Return the lines that follow, exactly as they appear, from the first through the one containing "from bokeh.resources import INLINE"; no pictures are to be included.

* Data shown:
:::

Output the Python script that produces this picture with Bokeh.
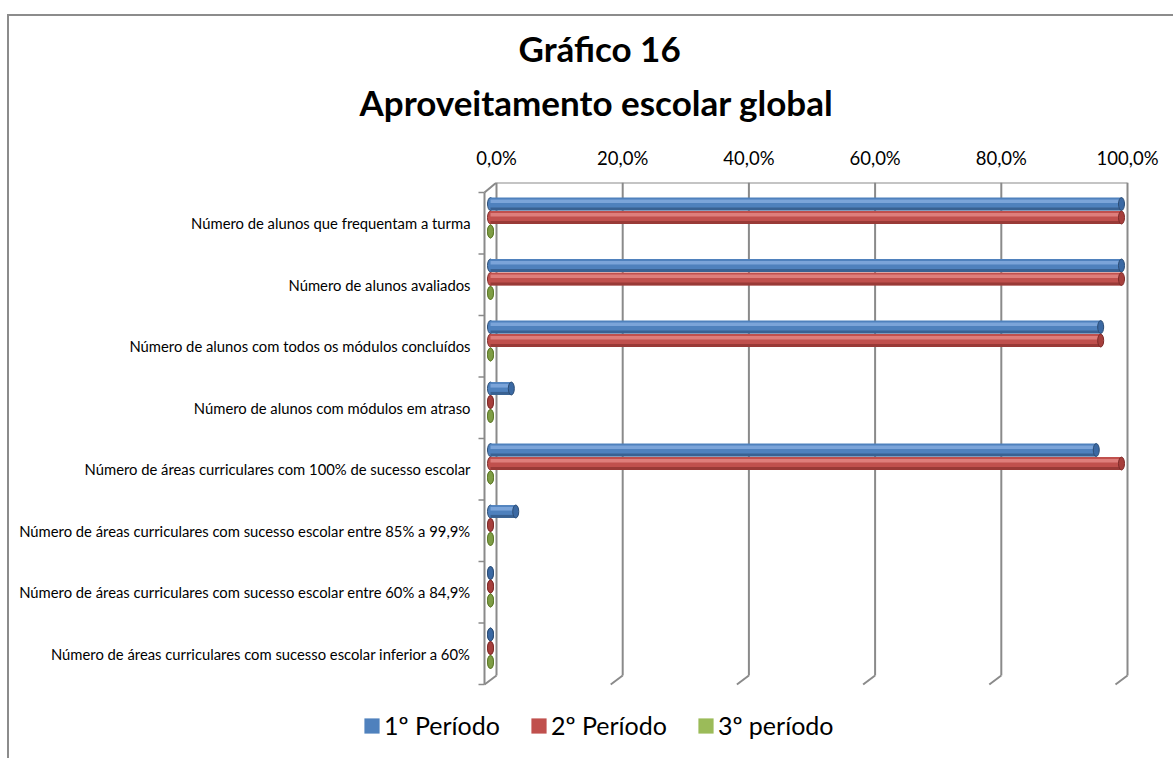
from bokeh.plotting import figure
from bokeh.models import (Range1d, FixedTicker, LinearAxis, ColumnDataSource, Legend,
                          LegendItem, Title)
from bokeh.core.properties import value
from bokeh.embed import file_html
from bokeh.resources import INLINE

# ---------------- data ----------------
categories = [
    "Número de alunos que frequentam a turma",
    "Número de alunos avaliados",
    "Número de alunos com todos os módulos concluídos",
    "Número de alunos com módulos em atraso",
    "Número de áreas curriculares com 100% de sucesso escolar",
    "Número de áreas curriculares com sucesso escolar entre 85% a 99,9%",
    "Número de áreas curriculares com sucesso escolar entre 60% a 84,9%",
    "Número de áreas curriculares com sucesso escolar inferior a 60%",
]
series_names = ["1º Período", "2º Período", "3º período"]
periodo1 = [1.0, 1.0, 0.967, 0.033, 0.96, 0.04, 0.0, 0.0]
periodo2 = [1.0, 1.0, 0.967, 0.0, 1.0, 0.0, 0.0, 0.0]
periodo3 = [0.0, 0.0, 0.0, 0.0, 0.0, 0.0, 0.0, 0.0]
x_ticks = [0, 0.2, 0.4, 0.6, 0.8, 1.0]
x_tick_labels = ["0,0%", "20,0%", "40,0%", "60,0%", "80,0%", "100,0%"]
title_lines = ["Gráfico 16", "Aproveitamento escolar global"]

# ---------------- style / geometry ----------------
FONT = "Lato"
W, H = 1173, 758
PXX = 1 / 631.0      # data units per pixel (x)
PXY = 1 / 61.5       # data units per pixel (y)
main_c = ["#4F81BD", "#C0504D", "#9BBB59"]
light_c = ["#86ADE0", "#E58A87", "#C2DA92"]
dark_c = ["#2C4D75", "#7F2B29", "#5E7A2A"]
cap_c = ["#3B69A3", "#A63F3C", "#7E9D45"]
offsets = [0.187, 0.407, 0.634]
bar_h = 0.21
grid_c = "#8A8A8A"

frame_left, frame_top = 18, 182      # px; frame runs to the right and bottom edges
x0 = (frame_left - 490) * PXX
x1 = (W - 490) * PXX
y_top = -10 * PXY
y_bottom = 8 + (H - 684) * PXY

p = figure(width=W, height=H, output_backend="svg", toolbar_location=None,
           x_range=Range1d(x0, x1), y_range=Range1d(y_bottom, y_top),
           x_axis_type=None, y_axis_type=None,
           min_border_left=frame_left, min_border_right=0, min_border_top=frame_top,
           min_border_bottom=0)
p.styles = {"box-shadow": "inset 0 14px 0 0 #ffffff, inset 7px 0 0 0 #ffffff, "
                          "inset 9px 0 0 0 #8C8C8C, inset 0 16px 0 0 #8C8C8C"}
p.extra_x_ranges = {"back": Range1d(x0 - 6 * PXX, x1 - 6 * PXX)}
p.outline_line_color = None
p.grid.visible = False
p.background_fill_color = None
p.border_fill_color = None
p.title.visible = False

# top axis (values)
top_axis = LinearAxis(x_range_name="back", ticker=FixedTicker(ticks=x_ticks),
                      major_label_overrides=dict(zip(x_ticks, x_tick_labels)))
top_axis.axis_line_color = None
top_axis.major_tick_line_color = None
top_axis.minor_tick_line_color = None
top_axis.major_tick_out = 0
top_axis.minor_tick_out = 0
top_axis.major_label_text_font = FONT
top_axis.major_label_text_font_size = "18.5px"
top_axis.major_label_text_color = "#000000"
top_axis.major_label_standoff = 14
p.add_layout(top_axis, "above")

# two-line title, each line centred on the chart
t2 = Title(text=title_lines[1], align="left", offset=359 - frame_left, text_font=FONT,
           text_font_size="35px", text_font_style="bold", text_color="#000000", standoff=42)
t1 = Title(text=title_lines[0], align="left", offset=518 - frame_left, text_font=FONT,
           text_font_size="35px", text_font_style="bold", text_color="#000000", standoff=-22)
p.add_layout(t2, "above")
p.add_layout(t1, "above")

# ---- 3D walls: gridlines on the back wall with slanted bottoms ----
back_bottom = 483 * PXY
depth_x = 12 * PXX
n = len(x_ticks)
p.segment(x0=x_ticks, y0=[y_top] * n, x1=x_ticks, y1=[back_bottom] * n,
          x_range_name="back", line_color=grid_c, line_width=2)
p.segment(x0=x_ticks, y0=[back_bottom] * n, x1=[t - depth_x for t in x_ticks], y1=[8] * n,
          x_range_name="back", line_color=grid_c, line_width=2)
p.segment(x0=[x_ticks[0]], y0=[y_top], x1=[x_ticks[-1]], y1=[y_top],
          x_range_name="back", line_color=grid_c, line_width=2)
# front left axis with slanted top and category ticks
p.segment(x0=[-depth_x], y0=[0], x1=[-depth_x], y1=[8], x_range_name="back",
          line_color=grid_c, line_width=2)
p.segment(x0=[-depth_x], y0=[0], x1=[0], y1=[y_top], x_range_name="back",
          line_color=grid_c, line_width=2)
bounds = list(range(len(categories) + 1))
p.segment(x0=[-depth_x - 6 * PXX] * len(bounds), y0=bounds,
          x1=[-depth_x] * len(bounds), y1=bounds, x_range_name="back",
          line_color=grid_c, line_width=1.5)

# category labels
centers = [i + 0.5 for i in range(len(categories))]
p.text(x=[-depth_x - 14 * PXX] * len(categories), y=centers, text=categories,
       x_range_name="back", text_align="right", text_baseline="middle",
       text_font=value(FONT), text_font_size="14.8px", text_color="#000000")

# ---- cylinder bars ----
all_vals = [periodo1, periodo2, periodo3]
legend_items = []
for s, vals in enumerate(all_vals):
    ys = [i + offsets[s] for i in range(len(categories))]
    src = ColumnDataSource(dict(y=ys, v=vals, zero=[0] * len(vals),
                                yhi=[y - 0.045 for y in ys], ylo=[y + 0.08 for y in ys]))
    p.ellipse(x="zero", y="y", width=6, width_units="screen", height=bar_h,
              source=src, fill_color=main_c[s], line_color=dark_c[s], line_width=1)
    body = p.hbar(y="y", left="zero", right="v", height=bar_h, source=src,
                  fill_color=main_c[s], line_color=None)
    p.hbar(y="yhi", left="zero", right="v", height=0.06, source=src,
           fill_color=light_c[s], fill_alpha=0.8, line_color=None)
    p.hbar(y="ylo", left="zero", right="v", height=0.05, source=src,
           fill_color=dark_c[s], fill_alpha=0.6, line_color=None)
    p.ellipse(x="v", y="y", width=6, width_units="screen", height=bar_h,
              source=src, fill_color=cap_c[s], line_color=dark_c[s], line_width=1)
    legend_items.append(LegendItem(label=series_names[s], renderers=[body]))

legend = Legend(items=legend_items, orientation="horizontal",
                location=(362 - frame_left, 18))
legend.label_text_font = FONT
legend.label_text_font_size = "25px"
legend.label_text_color = "#000000"
legend.glyph_width = 19
legend.glyph_height = 19
legend.spacing = 29
legend.label_standoff = 3
legend.border_line_color = None
legend.background_fill_color = None
legend.margin = 0
legend.padding = 4
p.add_layout(legend, "center")

open("out.html", "w").write(file_html(p, INLINE))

:::

* Result for this task:
Output the Python script that produces this picture with Bokeh.
from bokeh.plotting import figure
from bokeh.models import (Range1d, FixedTicker, LinearAxis, ColumnDataSource, Legend,
                          LegendItem, Title)
from bokeh.core.properties import value
from bokeh.embed import file_html
from bokeh.resources import INLINE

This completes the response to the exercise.